* _Exercise instructions_: Exclude the pictures, then repeat the remaining data exactly.

* _Data lines_:
★ ★ ★ ★ ★

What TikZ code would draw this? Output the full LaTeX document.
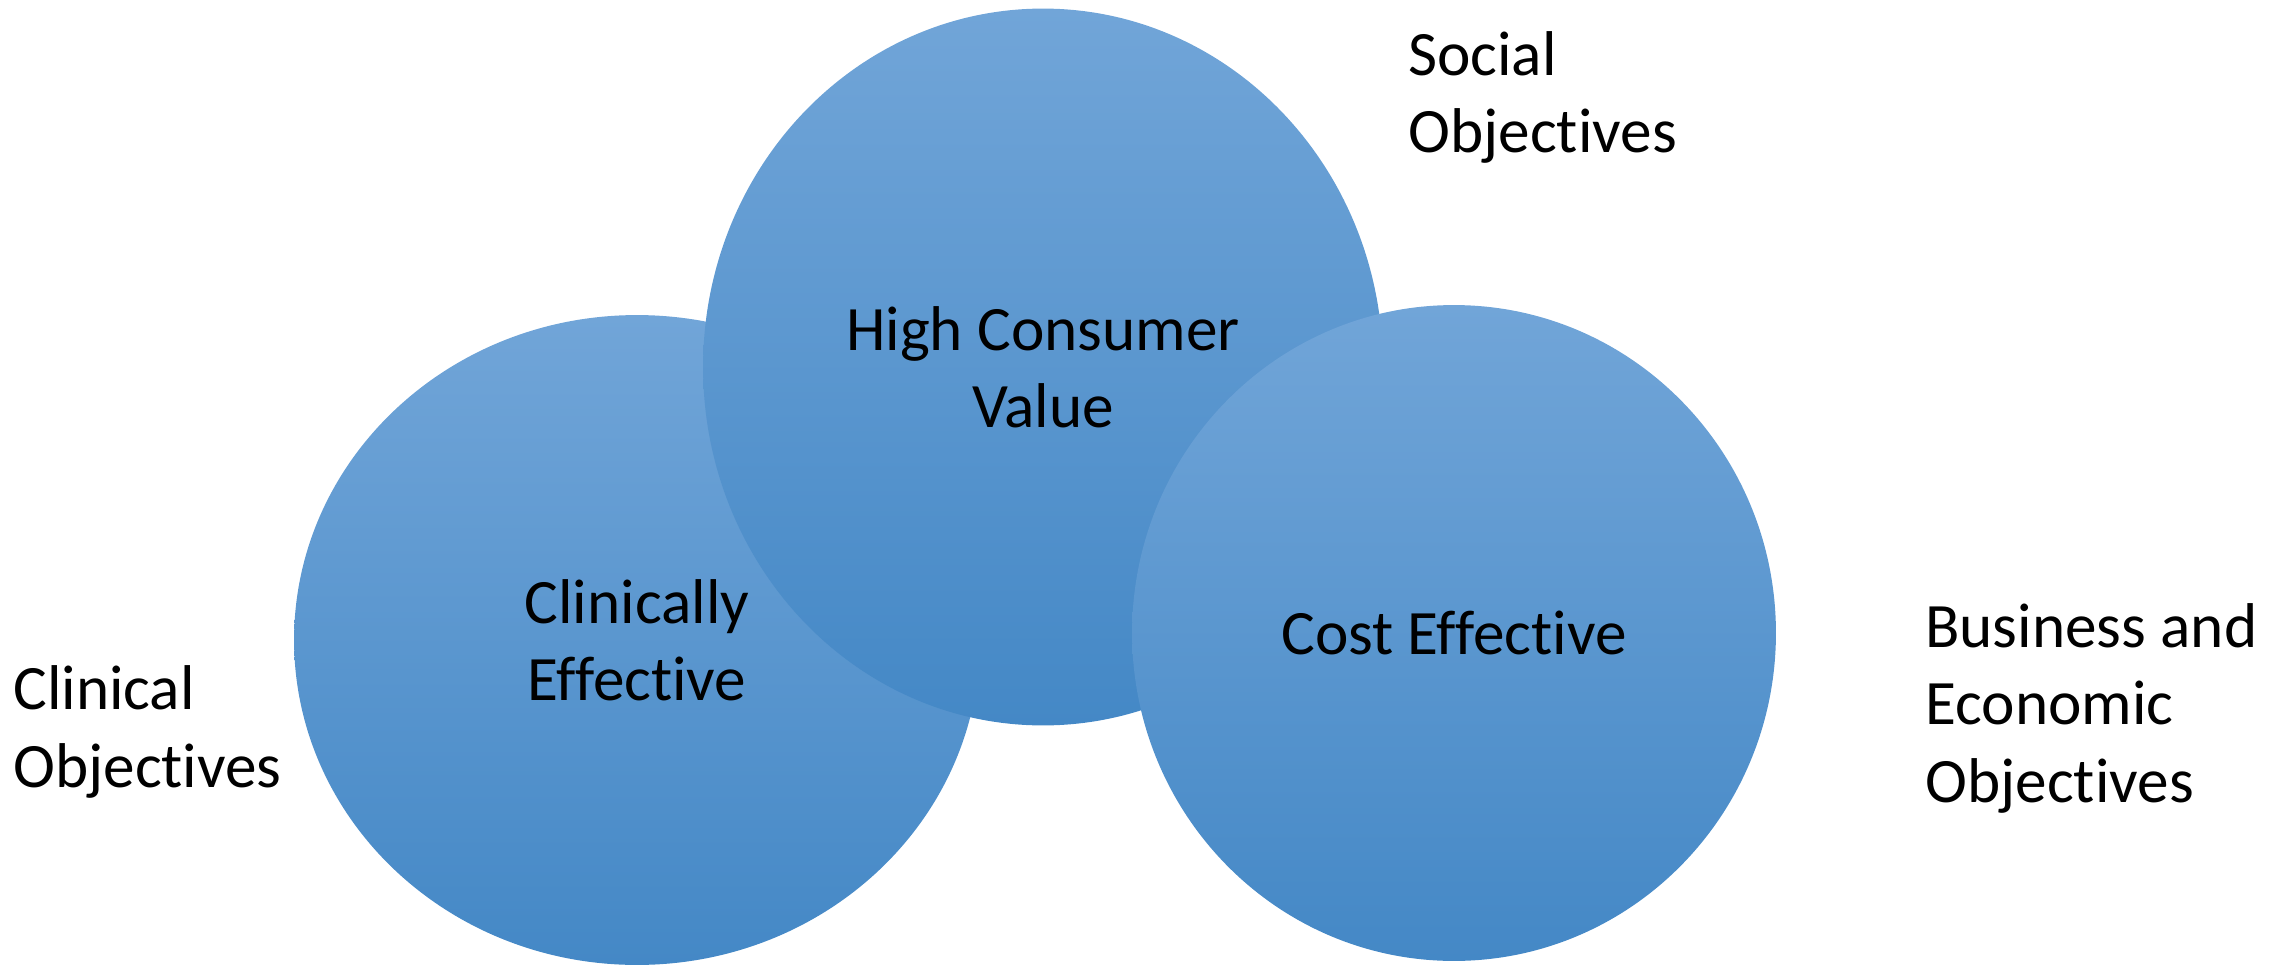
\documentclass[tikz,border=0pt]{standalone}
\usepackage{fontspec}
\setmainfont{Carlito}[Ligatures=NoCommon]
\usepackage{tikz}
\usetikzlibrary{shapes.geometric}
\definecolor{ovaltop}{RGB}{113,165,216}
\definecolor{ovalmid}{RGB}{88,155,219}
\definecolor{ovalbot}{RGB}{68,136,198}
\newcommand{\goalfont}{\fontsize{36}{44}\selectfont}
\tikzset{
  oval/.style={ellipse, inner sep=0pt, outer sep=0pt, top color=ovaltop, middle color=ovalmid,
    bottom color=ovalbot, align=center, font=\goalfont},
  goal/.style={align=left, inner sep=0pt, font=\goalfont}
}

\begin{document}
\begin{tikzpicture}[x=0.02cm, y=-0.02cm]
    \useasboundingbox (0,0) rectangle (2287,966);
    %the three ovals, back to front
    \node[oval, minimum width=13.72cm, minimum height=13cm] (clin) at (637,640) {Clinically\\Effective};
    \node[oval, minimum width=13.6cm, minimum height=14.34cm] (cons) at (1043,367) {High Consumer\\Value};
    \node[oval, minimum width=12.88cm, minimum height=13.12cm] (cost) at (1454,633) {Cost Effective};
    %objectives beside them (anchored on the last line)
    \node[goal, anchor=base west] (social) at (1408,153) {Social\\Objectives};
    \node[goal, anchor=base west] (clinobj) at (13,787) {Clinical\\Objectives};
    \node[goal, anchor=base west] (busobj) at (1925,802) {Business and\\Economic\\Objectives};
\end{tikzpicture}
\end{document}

★ ★ ★ ★ ★

* _Response_:
What TikZ code would draw this? Output the full LaTeX document.
\documentclass[tikz,border=0pt]{standalone}
\usepackage{fontspec}
\setmainfont{Carlito}[Ligatures=NoCommon]
\usepackage{tikz}
\usetikzlibrary{shapes.geometric}
\definecolor{ovaltop}{RGB}{113,165,216}
\definecolor{ovalmid}{RGB}{88,155,219}
\definecolor{ovalbot}{RGB}{68,136,198}
\newcommand{\goalfont}{\fontsize{36}{44}\selectfont}
\tikzset{
  oval/.style={ellipse, inner sep=0pt, outer sep=0pt, top color=ovaltop, middle color=ovalmid,
    bottom color=ovalbot, align=center, font=\goalfont},
  goal/.style={align=left, inner sep=0pt, font=\goalfont}
}

\begin{document}
\begin{tikzpicture}[x=0.02cm, y=-0.02cm]
    \useasboundingbox (0,0) rectangle (2287,966);
    %the three ovals, back to front
    \node[oval, minimum width=13.72cm, minimum height=13cm] (clin) at (637,640) {Clinically\\Effective};
    \node[oval, minimum width=13.6cm, minimum height=14.34cm] (cons) at (1043,367) {High Consumer\\Value};
    \node[oval, minimum width=12.88cm, minimum height=13.12cm] (cost) at (1454,633) {Cost Effective};
    %objectives beside them (anchored on the last line)
    \node[goal, anchor=base west] (social) at (1408,153) {Social\\Objectives};
    \node[goal, anchor=base west] (clinobj) at (13,787) {Clinical\\Objectives};
    \node[goal, anchor=base west] (busobj) at (1925,802) {Business and\\Economic\\Objectives};
\end{tikzpicture}
\end{document}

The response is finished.